_Records for the exercise:_
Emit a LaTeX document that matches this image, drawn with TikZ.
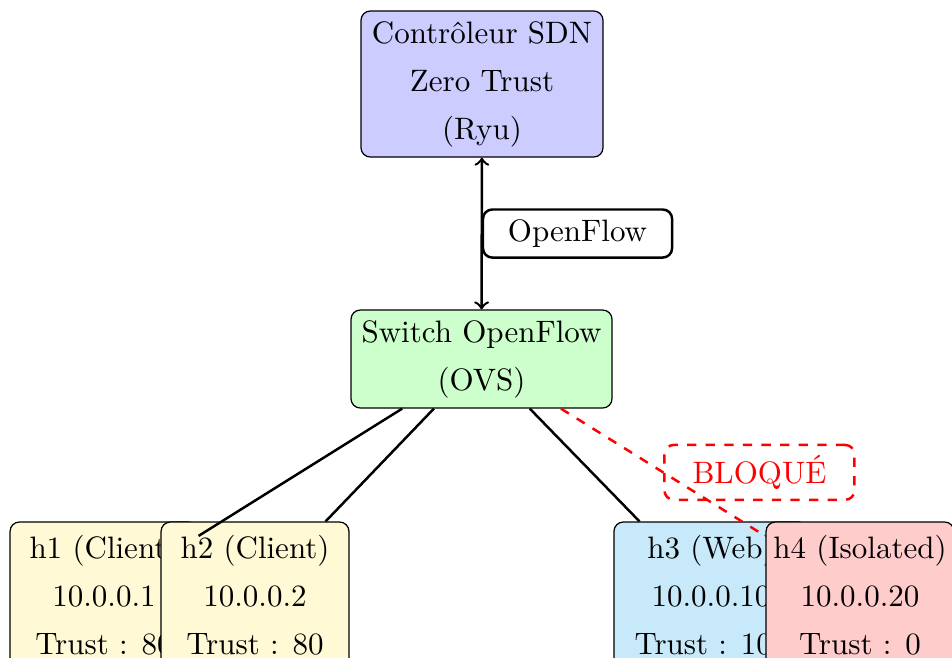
\documentclass[tikz,border=0pt]{standalone}
\usetikzlibrary{arrows}

\definecolor{ctrlfill}{RGB}{204,204,255}
\definecolor{swfill}{RGB}{204,255,204}
\definecolor{clientfill}{RGB}{255,249,214}
\definecolor{webfill}{RGB}{199,233,249}
\definecolor{isofill}{RGB}{255,204,204}

\begin{document}
\begin{tikzpicture}[
  x=0.32258pt, y=-0.32258pt,
  box/.style={draw, rounded corners=3pt, align=center, inner sep=0pt,
              font=\fontsize{10}{15.5}\selectfont},
  host/.style={box, minimum width=60.6pt, minimum height=47.1pt},
  link/.style={thick},
  tag/.style={draw, thick, rounded corners=3pt, fill=white, inner sep=0pt,
              minimum width=61pt, minimum height=15.5pt, right,
              font=\fontsize{10}{12}\selectfont},
  blocked/.style={thick, dashed, red},
]
\clip (0,0) rectangle (952,657);

% controller and switch
\node[box, fill=ctrlfill, minimum width=78.07pt, minimum height=47.1pt]
  (ctrl) at (482,84) {Contrôleur SDN\\Zero Trust\\(Ryu)};
\node[box, fill=swfill, minimum width=84.2pt, minimum height=31.6pt]
  (sw) at (481.5,359) {Switch OpenFlow\\(OVS)};

% hosts
\node[host, fill=clientfill] (h1) at (104,595) {h1 (Client)\\10.0.0.1\\Trust : 80};
\node[host, fill=clientfill] (h2) at (255,595) {h2 (Client)\\10.0.0.2\\Trust : 80};
\node[host, fill=webfill, minimum width=62.6pt] (h3) at (711,595) {h3 (Web)\\10.0.0.10\\Trust : 100};
\node[host, fill=isofill] (h4) at (860,595) {h4 (Isolated)\\10.0.0.20\\Trust : 0};

% links
\draw[link, <->] (ctrl) -- node[tag] (of) {OpenFlow} (sw);
\draw[link] (sw) -- (h1);
\draw[link] (sw) -- (h2);
\draw[link] (sw) -- (h3);
\draw[blocked] (sw) -- node[right, draw=red, thick, dashed, rounded corners=3pt,
  inner sep=0pt, minimum width=61.3pt, minimum height=17.7pt,
  text=red, font=\fontsize{10}{12}\selectfont] (blk) {BLOQUÉ} (h4);
\end{tikzpicture}
\end{document}
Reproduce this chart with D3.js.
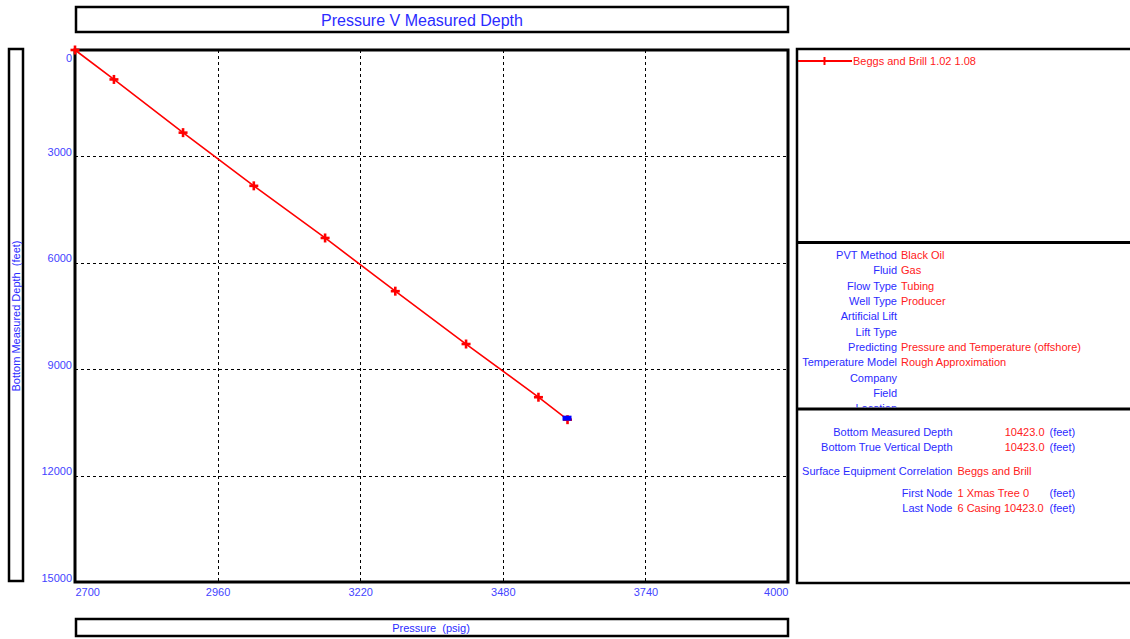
<!DOCTYPE html>
<html>
<head>
<meta charset="utf-8">
<script src="https://cdn.jsdelivr.net/npm/d3@7"></script>
<style>
  html, body { margin: 0; padding: 0; background: #fff; }
  svg { display: block; font-family: "Liberation Sans", Arial, sans-serif; }
  text { white-space: pre; }
</style>
</head>
<body>
<svg id="chart" width="1130" height="639"></svg>
<script>
// Pressure traverse: pressure (psig) against bottom measured depth (feet)
const pressure = [2700, 2771, 2897, 3026, 3156, 3284, 3413, 3545, 3598];
const depth    = [0, 830, 2330, 3830, 5300, 6800, 8290, 9790, 10423];

const xTicks = [2700, 2960, 3220, 3480, 3740, 4000];
const yTicks = [0, 3000, 6000, 9000, 12000, 15000];

const seriesName = "Beggs and Brill 1.02 1.08";

const infoLabels = ["PVT Method", "Fluid", "Flow Type", "Well Type", "Artificial Lift",
  "Lift Type", "Predicting", "Temperature Model", "Company", "Field", "Location"];
const infoValues = ["Black Oil", "Gas", "Tubing", "Producer", "", "",
  "Pressure and Temperature (offshore)", "Rough Approximation", "", "", ""];

const depthLabels = ["Bottom Measured Depth", "Bottom True Vertical Depth"];
const depthValues = ["10423.0", "10423.0"];
const corrLabel = "Surface Equipment Correlation";
const corrValue = "Beggs and Brill";
const nodeLabels = ["First Node", "Last Node"];
const nodeValues = ["1 Xmas Tree 0", "6 Casing 10423.0"];
const unit = "(feet)";

const BLUE = "#2b2bff", TICKBLUE = "#4444ff", RED = "#ff2020";

const svg = d3.select("#chart");
const plot = { left: 75, top: 50, right: 788, bottom: 582 };

const x = d3.scaleLinear().domain([2700, 4000]).range([plot.left, plot.right]);
const y = d3.scaleLinear().domain([0, 15000]).range([plot.top, plot.bottom]);

// Boxes: title, y-axis title, x-axis title, side panels
function box(x0, y0, w, h) {
  svg.append("rect").attr("x", x0).attr("y", y0).attr("width", w).attr("height", h)
    .attr("fill", "#fff").attr("stroke", "#000").attr("stroke-width", 2.5);
}
box(76, 7, 712, 25);
box(9, 49, 14, 532);
box(76, 619, 712, 17);
box(797, 49, 345, 534);
svg.append("line").attr("x1", 797).attr("x2", 1140).attr("y1", 242.5).attr("y2", 242.5)
  .attr("stroke", "#000").attr("stroke-width", 3);
svg.append("line").attr("x1", 797).attr("x2", 1140).attr("y1", 409).attr("y2", 409)
  .attr("stroke", "#000").attr("stroke-width", 3);

svg.append("text").attr("x", 422).attr("y", 26).attr("text-anchor", "middle")
  .attr("font-size", 16).attr("fill", BLUE).text("Pressure V Measured Depth");
svg.append("text").attr("transform", "translate(20,316) rotate(-90)").attr("text-anchor", "middle")
  .attr("font-size", 11).attr("fill", BLUE).text("Bottom Measured Depth  (feet)");
svg.append("text").attr("x", 431).attr("y", 632).attr("text-anchor", "middle")
  .attr("font-size", 11).attr("fill", BLUE).text("Pressure  (psig)");

// Plot frame and dashed grid
const g = svg.append("g");
g.append("rect").attr("x", plot.left).attr("y", plot.top)
  .attr("width", plot.right - plot.left).attr("height", plot.bottom - plot.top)
  .attr("fill", "#fff");
g.selectAll("line.vg").data(xTicks.slice(1, -1)).join("line").attr("class", "vg")
  .attr("x1", d => Math.round(x(d)) + 0.5).attr("x2", d => Math.round(x(d)) + 0.5)
  .attr("y1", plot.top).attr("y2", plot.bottom)
  .attr("stroke", "#000").attr("stroke-width", 1).attr("stroke-dasharray", "3,3");
g.selectAll("line.hg").data(yTicks.slice(1, -1)).join("line").attr("class", "hg")
  .attr("y1", d => Math.round(y(d)) + 0.5).attr("y2", d => Math.round(y(d)) + 0.5)
  .attr("x1", plot.left).attr("x2", plot.right)
  .attr("stroke", "#000").attr("stroke-width", 1).attr("stroke-dasharray", "3,3");
g.append("rect").attr("x", plot.left).attr("y", plot.top)
  .attr("width", plot.right - plot.left).attr("height", plot.bottom - plot.top)
  .attr("fill", "none").attr("stroke", "#000").attr("stroke-width", 3);

// Axis tick labels (top label kept inside the frame)
const yAxis = d3.axisLeft(y).tickValues(yTicks).tickSize(0).tickPadding(3).tickFormat(d3.format("d"));
const ya = svg.append("g").attr("transform", `translate(${plot.left},0)`).call(yAxis);
ya.select(".domain").remove();
ya.selectAll("text").attr("font-size", 11).attr("font-family", null).attr("fill", TICKBLUE)
  .attr("dy", "0.32em")
  .attr("y", d => Math.max(-4.5, plot.top + 8 - y(d)));

const xAxis = d3.axisBottom(x).tickValues(xTicks).tickSize(0).tickPadding(6).tickFormat(d3.format("d"));
const xa = svg.append("g").attr("transform", `translate(0,${plot.bottom})`).call(xAxis);
xa.select(".domain").remove();
xa.selectAll("text").attr("font-size", 11).attr("font-family", null).attr("fill", TICKBLUE)
  .attr("text-anchor", (d, i) => i === 0 ? "start" : (i === xTicks.length - 1 ? "end" : "middle"));

// Traverse line and markers
const pts = pressure.map((p, i) => [p, depth[i]]);
const line = d3.line().x(d => x(d[0])).y(d => y(d[1]));
svg.append("path").datum(pts).attr("d", line).attr("fill", "none")
  .attr("stroke", "#ff0000").attr("stroke-width", 1.6);
const mk = svg.append("g").attr("stroke", "#ff0000").attr("stroke-width", 2.6);
pts.forEach(d => {
  const cx = x(d[0]), cy = y(d[1]);
  mk.append("line").attr("x1", cx - 4.5).attr("x2", cx + 4.5).attr("y1", cy).attr("y2", cy);
  mk.append("line").attr("x1", cx).attr("x2", cx).attr("y1", cy - 4.5).attr("y2", cy + 4.5);
});
const last = pts[pts.length - 1];
svg.append("rect").attr("x", x(last[0]) - 5).attr("y", y(last[1]) - 4)
  .attr("width", 9).attr("height", 5).attr("fill", "#0000ff");

// Legend
svg.append("line").attr("x1", 798).attr("x2", 852).attr("y1", 61).attr("y2", 61)
  .attr("stroke", "#ff0000").attr("stroke-width", 2);
svg.append("line").attr("x1", 824.5).attr("x2", 824.5).attr("y1", 57).attr("y2", 65)
  .attr("stroke", "#ff0000").attr("stroke-width", 2);
svg.append("text").attr("x", 853).attr("y", 61).attr("dy", "0.35em").attr("font-size", 11)
  .attr("fill", RED).text(seriesName);

// Run settings panel
svg.append("clipPath").attr("id", "infoClip").append("rect")
  .attr("x", 798).attr("y", 244).attr("width", 340).attr("height", 163.5);
const info = svg.append("g").attr("clip-path", "url(#infoClip)").attr("font-size", 11);
infoLabels.forEach((t, i) => {
  const cy = 255 + i * 15.35;
  info.append("text").attr("x", 897).attr("y", cy).attr("dy", "0.35em")
    .attr("text-anchor", "end").attr("fill", BLUE).text(t);
  if (infoValues[i]) info.append("text").attr("x", 901).attr("y", cy).attr("dy", "0.35em")
    .attr("fill", RED).text(infoValues[i]);
});

// Depth / node panel
const dp = svg.append("g").attr("font-size", 11);
function row(cy, label, value, withUnit, valueAnchor) {
  dp.append("text").attr("x", 952.5).attr("y", cy).attr("dy", "0.35em")
    .attr("text-anchor", "end").attr("fill", BLUE).text(label);
  dp.append("text").attr("x", valueAnchor === "end" ? 1044.5 : 957.5).attr("y", cy).attr("dy", "0.35em")
    .attr("text-anchor", valueAnchor).attr("fill", RED).text(value);
  if (withUnit) dp.append("text").attr("x", 1049.5).attr("y", cy).attr("dy", "0.35em")
    .attr("fill", BLUE).text(unit);
}
depthLabels.forEach((t, i) => row(431.7 + i * 15, t, depthValues[i], true, "end"));
row(470.7, corrLabel, corrValue, false, "start");
nodeLabels.forEach((t, i) => row(492.7 + i * 15.6, t, nodeValues[i], true, "start"));
</script>
</body>
</html>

_What to do:_
Using the records above, find and show each line with the string "chart".

_Reply:_
Reproduce this chart with D3.js.
<svg id="chart" width="1130" height="639"></svg>
const svg = d3.select("#chart");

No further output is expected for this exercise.